§ Information provided
○ ○ ○ ○ ○ ○ ○
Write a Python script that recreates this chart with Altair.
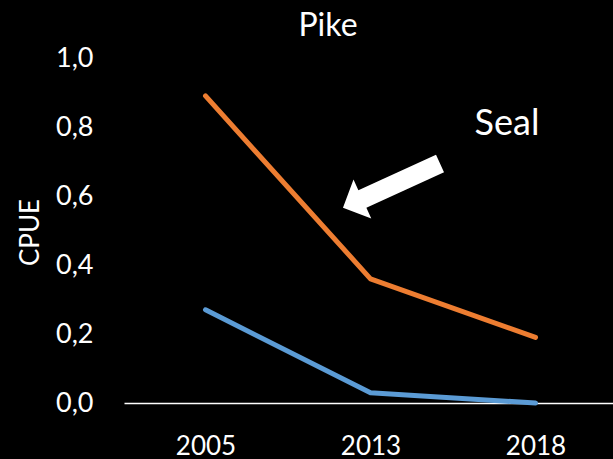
import altair as alt
import pandas as pd

# Catch per unit effort for pike, by survey year
years = ["2005", "2013", "2018"]
cpue_seal = [0.89, 0.36, 0.19]      # orange series
cpue_control = [0.27, 0.03, 0.00]   # blue series

series_names = ["seal", "control"]
series_colors = ["#ED7D31", "#5B9BD5"]

y_ticks = [0.0, 0.2, 0.4, 0.6, 0.8, 1.0]

FONT = "Lato"

df = pd.DataFrame(
    {
        "year": years * 2,
        "cpue": cpue_seal + cpue_control,
        "series": [series_names[0]] * len(years) + [series_names[1]] * len(years),
    }
)

x_enc = alt.X(
    "year:O",
    scale=alt.Scale(type="point", padding=0.4818, align=0.5126),
    axis=alt.Axis(
        title=None,
        domain=True,
        domainColor="#ffffff",
        domainWidth=1.5,
        ticks=False,
        tickSize=0,
        labelAngle=0,
        labelColor="#ffffff",
        labelFont=FONT,
        labelFontSize=26,
        labelPadding=30,
        labelBaseline="top",
        grid=False,
    ),
)

y_enc = alt.Y(
    "cpue:Q",
    scale=alt.Scale(domain=[0, 1], nice=False, zero=True),
    axis=alt.Axis(
        title="CPUE",
        titleColor="#ffffff",
        titleFont=FONT,
        titleFontSize=26,
        titleFontWeight="normal",
        titleAngle=270,
        titleBaseline="alphabetic",
        titleX=-86,
        titleY=174,
        values=y_ticks,
        labelExpr="replace(format(datum.value, '.1f'), '.', ',')",
        labelColor="#ffffff",
        labelFont=FONT,
        labelFontSize=27,
        labelPadding=31,
        domain=False,
        ticks=False,
        tickSize=0,
        grid=False,
    ),
)

lines = (
    alt.Chart(df)
    .mark_line(strokeWidth=5, strokeCap="round", strokeJoin="round")
    .encode(
        x=x_enc,
        y=y_enc,
        color=alt.Color(
            "series:N",
            scale=alt.Scale(domain=series_names, range=series_colors),
            legend=None,
        ),
    )
)

# Block arrow pointing at the orange series, drawn as a custom symbol
arrow_path = (
    "M -1 0 L -0.6 -0.4 L -0.6 -0.18 L 1 -0.18 L 1 0.18 "
    "L -0.6 0.18 L -0.6 0.4 Z"
)
arrow = (
    alt.Chart()
    .mark_point(
        shape=arrow_path,
        filled=True,
        color="#ffffff",
        opacity=1,
        size=11390,
        angle=335.4,
        strokeWidth=0,
    )
    .encode(x=alt.value(267.5), y=alt.datum(0.63))
)

label = (
    alt.Chart()
    .mark_text(
        text="Seal",
        color="#ffffff",
        font=FONT,
        fontSize=36,
        align="center",
        baseline="middle",
    )
    .encode(x=alt.value(383), y=alt.datum(0.81))
)

chart = (
    alt.layer(lines, arrow, label)
    .properties(
        width=489,
        height=345,
        padding={"left": 124, "top": 58, "right": 0, "bottom": 56},
        autosize=alt.AutoSizeParams(type="none"),
        background="#000000",
        title=alt.TitleParams(
            "Pike",
            color="#ffffff",
            font=FONT,
            fontSize=32,
            fontWeight="normal",
            anchor="middle",
            baseline="alphabetic",
            offset=-24,
            dx=-40.5,
        ),
    )
    .configure_view(stroke=None)
)

chart.save("out.html", embed_options={"renderer": "svg", "actions": False})
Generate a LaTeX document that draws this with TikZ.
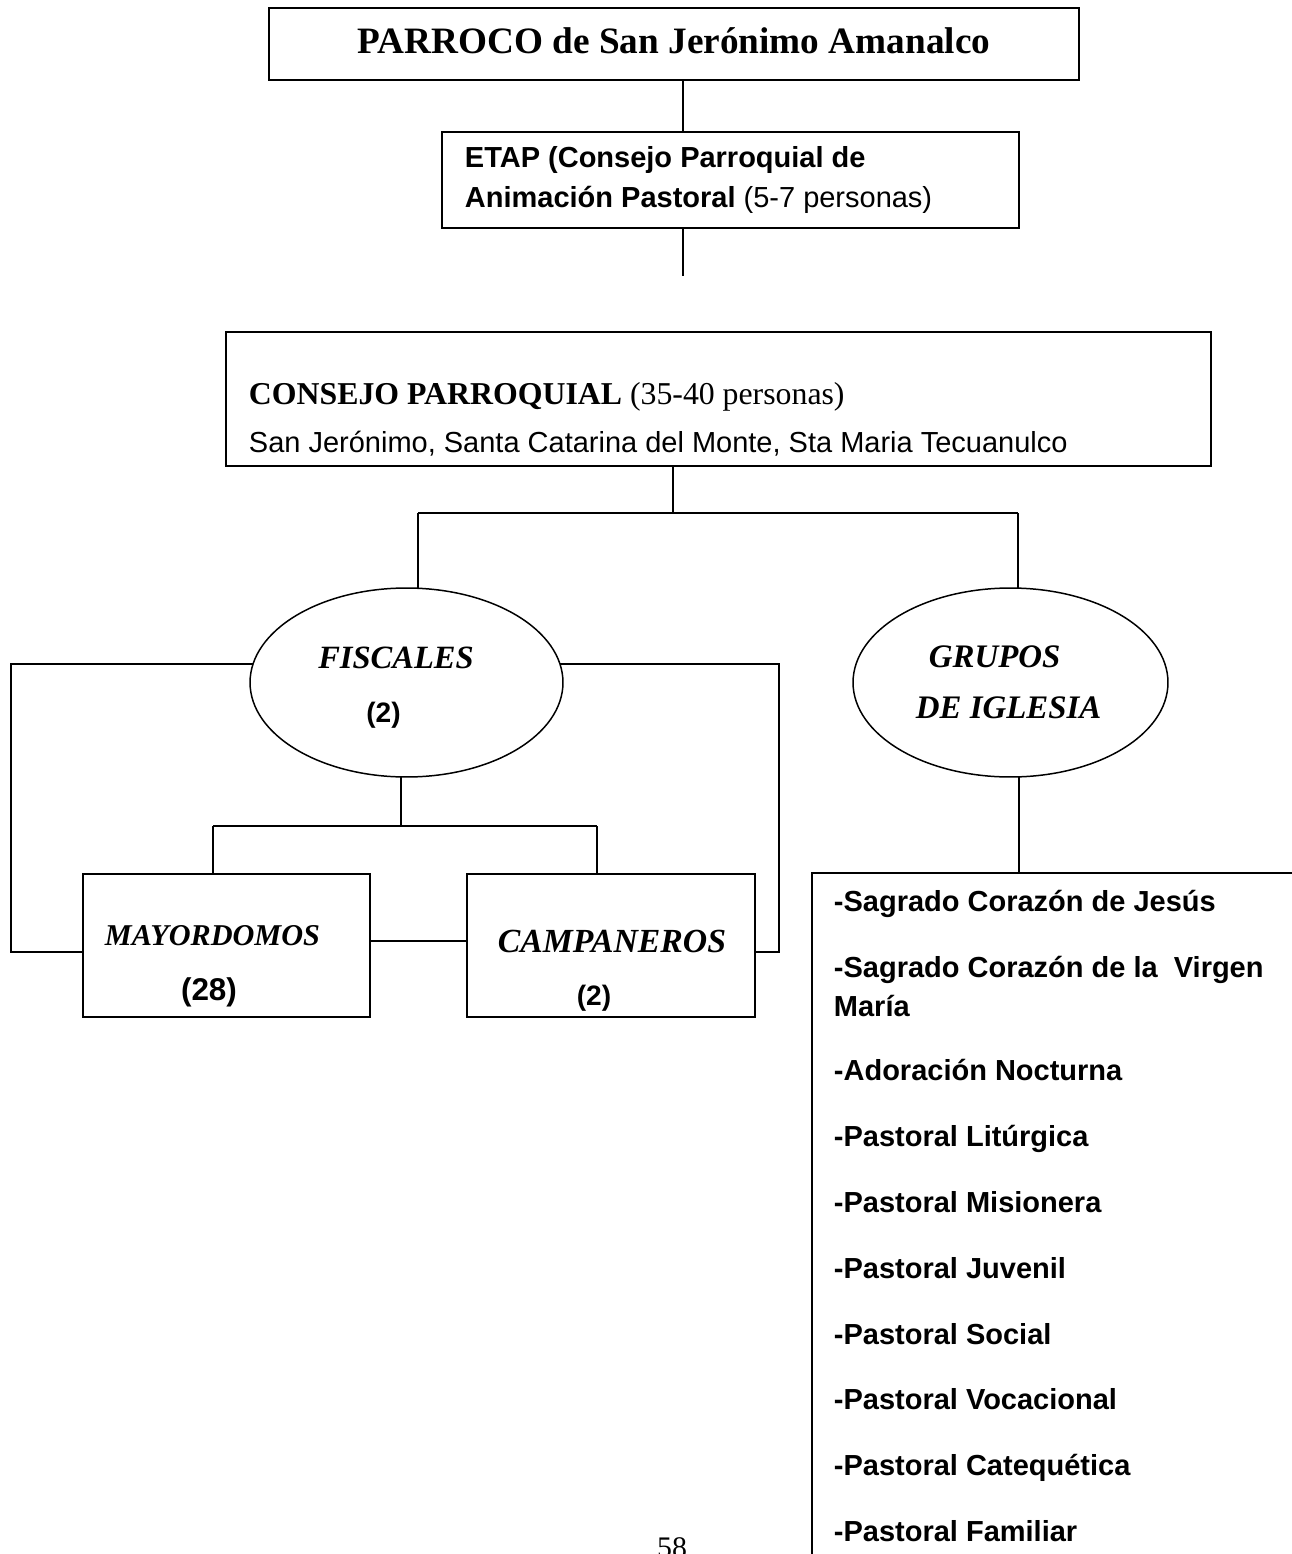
○ ○ ○ ○ ○ ○ ○
§ Your instructions
Produce an exact copy of each line of data, skipping embedded images.

§ Solution for this exercise
Write a Python script that recreates this chart with Altair.
import altair as alt
import pandas as pd

# Catch per unit effort for pike, by survey year
years = ["2005", "2013", "2018"]
cpue_seal = [0.89, 0.36, 0.19]      # orange series
cpue_control = [0.27, 0.03, 0.00]   # blue series

series_names = ["seal", "control"]
series_colors = ["#ED7D31", "#5B9BD5"]

y_ticks = [0.0, 0.2, 0.4, 0.6, 0.8, 1.0]

FONT = "Lato"

df = pd.DataFrame(
    {
        "year": years * 2,
        "cpue": cpue_seal + cpue_control,
        "series": [series_names[0]] * len(years) + [series_names[1]] * len(years),
    }
)

x_enc = alt.X(
    "year:O",
    scale=alt.Scale(type="point", padding=0.4818, align=0.5126),
    axis=alt.Axis(
        title=None,
        domain=True,
        domainColor="#ffffff",
        domainWidth=1.5,
        ticks=False,
        tickSize=0,
        labelAngle=0,
        labelColor="#ffffff",
        labelFont=FONT,
        labelFontSize=26,
        labelPadding=30,
        labelBaseline="top",
        grid=False,
    ),
)

y_enc = alt.Y(
    "cpue:Q",
    scale=alt.Scale(domain=[0, 1], nice=False, zero=True),
    axis=alt.Axis(
        title="CPUE",
        titleColor="#ffffff",
        titleFont=FONT,
        titleFontSize=26,
        titleFontWeight="normal",
        titleAngle=270,
        titleBaseline="alphabetic",
        titleX=-86,
        titleY=174,
        values=y_ticks,
        labelExpr="replace(format(datum.value, '.1f'), '.', ',')",
        labelColor="#ffffff",
        labelFont=FONT,
        labelFontSize=27,
        labelPadding=31,
        domain=False,
        ticks=False,
        tickSize=0,
        grid=False,
    ),
)

lines = (
    alt.Chart(df)
    .mark_line(strokeWidth=5, strokeCap="round", strokeJoin="round")
    .encode(
        x=x_enc,
        y=y_enc,
        color=alt.Color(
            "series:N",
            scale=alt.Scale(domain=series_names, range=series_colors),
            legend=None,
        ),
    )
)

# Block arrow pointing at the orange series, drawn as a custom symbol
arrow_path = (
    "M -1 0 L -0.6 -0.4 L -0.6 -0.18 L 1 -0.18 L 1 0.18 "
    "L -0.6 0.18 L -0.6 0.4 Z"
)
arrow = (
    alt.Chart()
    .mark_point(
        shape=arrow_path,
        filled=True,
        color="#ffffff",
        opacity=1,
        size=11390,
        angle=335.4,
        strokeWidth=0,
    )
    .encode(x=alt.value(267.5), y=alt.datum(0.63))
)

label = (
    alt.Chart()
    .mark_text(
        text="Seal",
        color="#ffffff",
        font=FONT,
        fontSize=36,
        align="center",
        baseline="middle",
    )
    .encode(x=alt.value(383), y=alt.datum(0.81))
)

chart = (
    alt.layer(lines, arrow, label)
    .properties(
        width=489,
        height=345,
        padding={"left": 124, "top": 58, "right": 0, "bottom": 56},
        autosize=alt.AutoSizeParams(type="none"),
        background="#000000",
        title=alt.TitleParams(
            "Pike",
            color="#ffffff",
            font=FONT,
            fontSize=32,
            fontWeight="normal",
            anchor="middle",
            baseline="alphabetic",
            offset=-24,
            dx=-40.5,
        ),
    )
    .configure_view(stroke=None)
)

chart.save("out.html", embed_options={"renderer": "svg", "actions": False})
Generate a LaTeX document that draws this with TikZ.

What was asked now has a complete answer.